La réalité rejoint une nouvelle fois la fiction dans ce troisième volet des aventures d’Aspirine, la vampire adolescente imaginée par Joann Sfar. De fait, les protagonistes se voient confinés malgré eux, en raison de l’épidémie de Coronavirus. Le Covid-19 est donc au cœur de cet album, le quotidien des monstres étant bouleversé par le virus. Aspirine et Josacine vont se retrouver mêlées aux recherches menées pour trouver un vaccin. Une fois de plus, l’univers de Sfar pioche dans de nombreux panthéons, depuis Lovecraft (incarné ici par le personnage de Providence et ses sbires) jusqu’aux monstres plus classiques (vampires, garous et autres créatures monstrueuses).
L’auteur s’amuse à imaginer une communauté des monstres à la fois intégrée et parallèle au monde des humains. Ainsi, vampires, garous et leurs semblables disposent leur propre réseau social (Monster Tinder, qui donne son nom à l’album), sous-louent leurs appartements via Airbnb et apprécient une séance de cinéma. La situation sanitaire suscite de nombreuses questions quant à l’impact du coronavirus sur leur existence. Un vampire peut-il attraper la maladie ? Comment continuer de vivre en tant que monstre (et dans certains cas, se nourrir), quand tous les humains se terrent chez eux ? L’auteur joue des effets de miroir entre les deux sociétés… et le lecteur en vient à s’interroger sur ce qui le différencie en fin de compte des créatures surnaturelles.

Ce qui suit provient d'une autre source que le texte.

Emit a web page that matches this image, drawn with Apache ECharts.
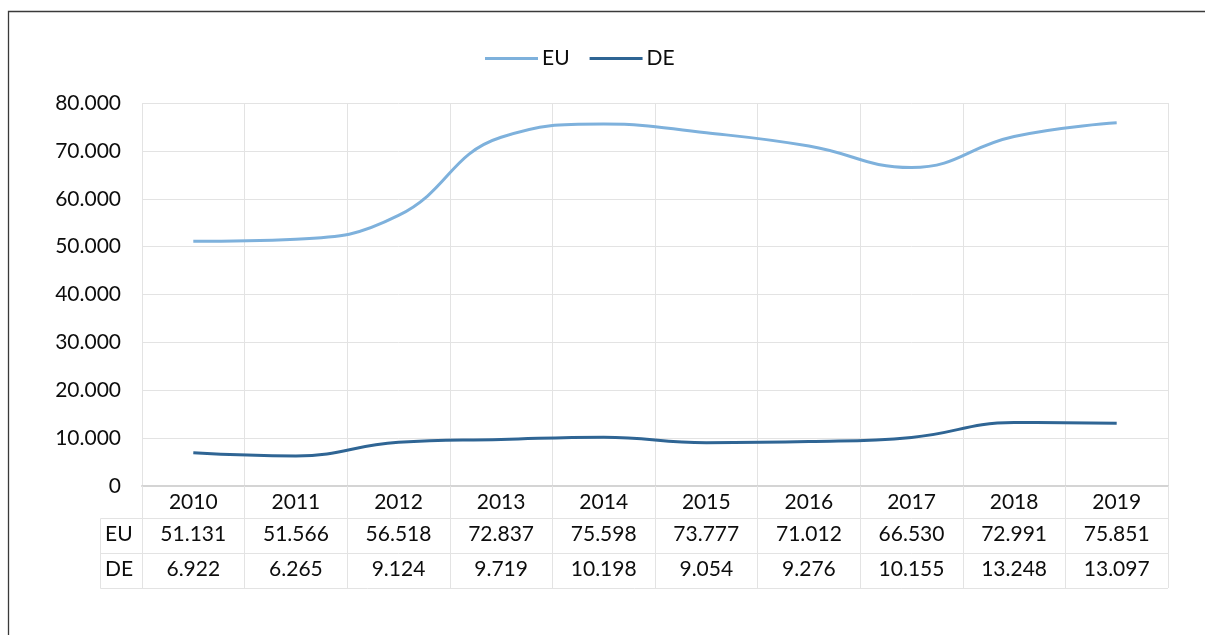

Dès la première planche, le dessinateur-scénariste déploie des ponts entre le réel et la fiction. Aspirine explique à Yidgor qu’elle est allée visiter l’exposition sur les vampires de la cinémathèque. Ce faisant, elle s’amuse qu’on fasse passer Klaus Kinski pour un acteur maquillé, suggérant par là qu’il était lui-même un vampire. De même, elle fait allusion à la revue Midi-Minuit. L’histoire, quant à elle, montrera que les vampires ne sont pas immunisés contre le Coronavirus. Et qu’à minima, leur immortalité en fait des sujets de choix pour les expérimentations médicales. Enfin, il y a cette idée que certains des traitements peuvent être létaux aux vampires : un choc pour Aspirine qui voit un vampire agoniser sous ses yeux.
Ce troisième opus d’Aspirine est en phase avec la réalité, le récit se déroulant sur fond d’épidémie de Covid-19. Une manière pour l’auteur de mettre ses protagonistes face à ce qui secoue le monde des humains, au sein duquel ils évoluent.